The task lasts for a maximum of 90 minutes, the minimum time needed to complete the field surveys. A countdown timer displayed in the CAPI instrument shows the time remaining. After each correctly completed table, enumerators choose whether to continue counting zeros
in the tables or stop. Enumerators earn 15 Birr for each correctly completed table. To reduce potential confounding, including peer effects, enumerators were randomly assigned to rooms, seated apart from one another, and given staggered start times. These procedures limited
the scope for enumerators to observe others’ progress or stopping decisions. We record the session, room, date, start time, and number of enumerators present, and account for session-level variation in the empirical analysis.

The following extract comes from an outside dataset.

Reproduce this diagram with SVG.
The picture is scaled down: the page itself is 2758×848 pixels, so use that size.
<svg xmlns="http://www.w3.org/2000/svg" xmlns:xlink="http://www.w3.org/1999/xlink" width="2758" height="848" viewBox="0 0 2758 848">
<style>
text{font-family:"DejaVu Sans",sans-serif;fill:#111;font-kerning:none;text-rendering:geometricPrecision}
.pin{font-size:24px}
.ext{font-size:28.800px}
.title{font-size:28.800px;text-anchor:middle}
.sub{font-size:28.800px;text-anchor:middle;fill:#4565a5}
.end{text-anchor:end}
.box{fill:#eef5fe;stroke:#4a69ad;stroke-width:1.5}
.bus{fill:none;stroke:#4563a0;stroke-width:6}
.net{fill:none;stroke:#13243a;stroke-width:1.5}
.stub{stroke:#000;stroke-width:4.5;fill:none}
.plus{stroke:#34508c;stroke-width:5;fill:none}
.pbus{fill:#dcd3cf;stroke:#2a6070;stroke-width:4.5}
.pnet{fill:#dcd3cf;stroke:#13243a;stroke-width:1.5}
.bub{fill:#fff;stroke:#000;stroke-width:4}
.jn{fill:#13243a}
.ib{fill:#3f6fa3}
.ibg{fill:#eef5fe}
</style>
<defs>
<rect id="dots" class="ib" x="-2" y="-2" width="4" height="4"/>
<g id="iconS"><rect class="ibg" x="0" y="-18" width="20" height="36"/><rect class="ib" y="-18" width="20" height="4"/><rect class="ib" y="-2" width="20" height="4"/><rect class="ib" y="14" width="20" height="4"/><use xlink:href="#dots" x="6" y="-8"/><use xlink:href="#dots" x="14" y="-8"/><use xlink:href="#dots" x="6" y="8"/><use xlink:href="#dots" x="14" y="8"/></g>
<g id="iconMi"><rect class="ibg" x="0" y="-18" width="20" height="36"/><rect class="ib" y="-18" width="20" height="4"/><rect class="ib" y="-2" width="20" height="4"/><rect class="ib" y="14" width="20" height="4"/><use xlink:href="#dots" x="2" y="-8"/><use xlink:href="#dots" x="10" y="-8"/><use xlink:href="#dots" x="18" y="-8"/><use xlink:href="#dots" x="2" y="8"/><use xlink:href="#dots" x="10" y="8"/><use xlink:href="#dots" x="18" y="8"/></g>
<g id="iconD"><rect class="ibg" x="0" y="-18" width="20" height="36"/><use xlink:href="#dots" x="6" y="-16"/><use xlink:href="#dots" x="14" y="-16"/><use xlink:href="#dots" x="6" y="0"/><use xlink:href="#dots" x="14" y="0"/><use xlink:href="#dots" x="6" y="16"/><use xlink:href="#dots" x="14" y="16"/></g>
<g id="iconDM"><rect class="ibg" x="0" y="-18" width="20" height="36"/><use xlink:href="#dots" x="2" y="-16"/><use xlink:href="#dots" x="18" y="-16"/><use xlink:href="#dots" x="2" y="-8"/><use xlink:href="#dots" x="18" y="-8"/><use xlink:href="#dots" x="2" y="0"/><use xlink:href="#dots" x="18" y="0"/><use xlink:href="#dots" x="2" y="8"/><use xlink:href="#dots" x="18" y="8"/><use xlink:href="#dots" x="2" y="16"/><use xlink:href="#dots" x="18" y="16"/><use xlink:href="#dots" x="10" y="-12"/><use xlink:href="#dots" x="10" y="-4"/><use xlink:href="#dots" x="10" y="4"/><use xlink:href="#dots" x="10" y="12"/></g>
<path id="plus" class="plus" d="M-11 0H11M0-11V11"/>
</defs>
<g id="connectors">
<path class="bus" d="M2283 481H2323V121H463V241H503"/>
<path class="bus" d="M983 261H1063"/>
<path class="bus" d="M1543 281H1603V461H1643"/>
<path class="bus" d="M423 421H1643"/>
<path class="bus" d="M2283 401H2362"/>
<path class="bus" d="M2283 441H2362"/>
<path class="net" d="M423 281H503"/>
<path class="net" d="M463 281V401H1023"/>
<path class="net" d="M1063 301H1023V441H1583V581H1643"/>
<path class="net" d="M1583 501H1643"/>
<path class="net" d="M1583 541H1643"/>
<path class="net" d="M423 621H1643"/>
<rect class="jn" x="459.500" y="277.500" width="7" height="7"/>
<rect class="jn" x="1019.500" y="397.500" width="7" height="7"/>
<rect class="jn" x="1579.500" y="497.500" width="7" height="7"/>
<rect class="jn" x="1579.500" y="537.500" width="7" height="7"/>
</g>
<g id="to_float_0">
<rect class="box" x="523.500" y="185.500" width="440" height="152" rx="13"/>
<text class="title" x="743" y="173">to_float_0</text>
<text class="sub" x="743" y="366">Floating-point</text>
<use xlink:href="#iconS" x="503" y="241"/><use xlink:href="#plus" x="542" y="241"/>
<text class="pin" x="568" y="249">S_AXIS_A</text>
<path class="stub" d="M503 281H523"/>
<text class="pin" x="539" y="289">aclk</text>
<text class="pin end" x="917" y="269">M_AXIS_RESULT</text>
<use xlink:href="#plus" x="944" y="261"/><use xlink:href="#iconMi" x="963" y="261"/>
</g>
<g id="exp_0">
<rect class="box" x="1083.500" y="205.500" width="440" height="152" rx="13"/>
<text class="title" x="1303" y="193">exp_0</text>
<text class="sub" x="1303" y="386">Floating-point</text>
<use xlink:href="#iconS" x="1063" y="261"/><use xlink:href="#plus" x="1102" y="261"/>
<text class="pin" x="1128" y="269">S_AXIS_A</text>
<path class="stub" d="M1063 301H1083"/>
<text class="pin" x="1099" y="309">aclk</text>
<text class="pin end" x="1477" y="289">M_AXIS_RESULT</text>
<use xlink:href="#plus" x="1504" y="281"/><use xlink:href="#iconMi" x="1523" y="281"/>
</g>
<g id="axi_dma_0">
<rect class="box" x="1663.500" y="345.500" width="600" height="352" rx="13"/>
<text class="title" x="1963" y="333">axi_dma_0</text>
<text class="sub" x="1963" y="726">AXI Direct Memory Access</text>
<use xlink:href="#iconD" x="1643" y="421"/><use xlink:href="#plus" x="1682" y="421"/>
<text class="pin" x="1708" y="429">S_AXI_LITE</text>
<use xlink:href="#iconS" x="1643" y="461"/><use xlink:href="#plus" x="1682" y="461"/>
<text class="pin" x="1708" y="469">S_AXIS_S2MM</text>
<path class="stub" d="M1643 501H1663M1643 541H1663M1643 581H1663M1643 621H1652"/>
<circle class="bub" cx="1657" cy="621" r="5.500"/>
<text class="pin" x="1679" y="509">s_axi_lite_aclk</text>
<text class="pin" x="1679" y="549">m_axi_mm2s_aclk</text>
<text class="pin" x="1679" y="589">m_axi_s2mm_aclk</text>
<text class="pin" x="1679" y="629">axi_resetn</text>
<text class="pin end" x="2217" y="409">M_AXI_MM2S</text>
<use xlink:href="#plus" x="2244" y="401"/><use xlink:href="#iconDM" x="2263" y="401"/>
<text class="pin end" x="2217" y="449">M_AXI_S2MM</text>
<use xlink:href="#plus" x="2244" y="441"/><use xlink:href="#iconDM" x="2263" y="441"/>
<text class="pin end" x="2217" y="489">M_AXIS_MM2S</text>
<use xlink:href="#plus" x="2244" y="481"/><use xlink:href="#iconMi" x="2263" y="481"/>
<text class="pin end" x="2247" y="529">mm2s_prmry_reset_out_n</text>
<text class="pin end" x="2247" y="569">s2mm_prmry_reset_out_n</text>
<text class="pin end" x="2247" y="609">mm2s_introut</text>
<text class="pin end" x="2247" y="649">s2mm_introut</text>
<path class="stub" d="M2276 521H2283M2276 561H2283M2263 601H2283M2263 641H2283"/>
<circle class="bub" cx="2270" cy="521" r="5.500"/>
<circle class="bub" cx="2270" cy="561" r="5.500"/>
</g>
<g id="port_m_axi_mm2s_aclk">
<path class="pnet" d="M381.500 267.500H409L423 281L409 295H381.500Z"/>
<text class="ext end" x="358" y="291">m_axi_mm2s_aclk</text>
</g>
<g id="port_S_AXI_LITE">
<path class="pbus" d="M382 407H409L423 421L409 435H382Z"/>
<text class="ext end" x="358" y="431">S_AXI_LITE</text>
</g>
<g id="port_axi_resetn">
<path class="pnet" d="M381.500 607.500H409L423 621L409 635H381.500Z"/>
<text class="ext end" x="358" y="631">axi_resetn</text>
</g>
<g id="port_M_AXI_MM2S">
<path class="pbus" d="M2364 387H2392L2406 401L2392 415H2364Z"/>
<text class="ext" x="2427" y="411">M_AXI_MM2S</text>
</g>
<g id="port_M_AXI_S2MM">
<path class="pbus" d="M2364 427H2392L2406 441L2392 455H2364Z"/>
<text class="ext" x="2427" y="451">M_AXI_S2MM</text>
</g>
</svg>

Our primary measure of effort is the number of correctly completed tables before the enumerator stops or reaches the time limit. This measure captures correct work rather than attempted work. The relatively long duration of the task also allows us to examine the pattern of effort over time. We construct additional measures of effort and performance using the task data. As alternative measures of effort provision, we use the total time spent working and accumulated earnings up to the point at which the enumerator stops. As a measure of productivity, we use the average time per correctly completed table.
The task is well-suited for measuring effort in this setting. It requires no prior knowledge, measures performance objectively, and has a limited scope for learning. But the task is tedious and repetitive, and completing additional tables involves costly effort for enumerators, as do conventional surveys.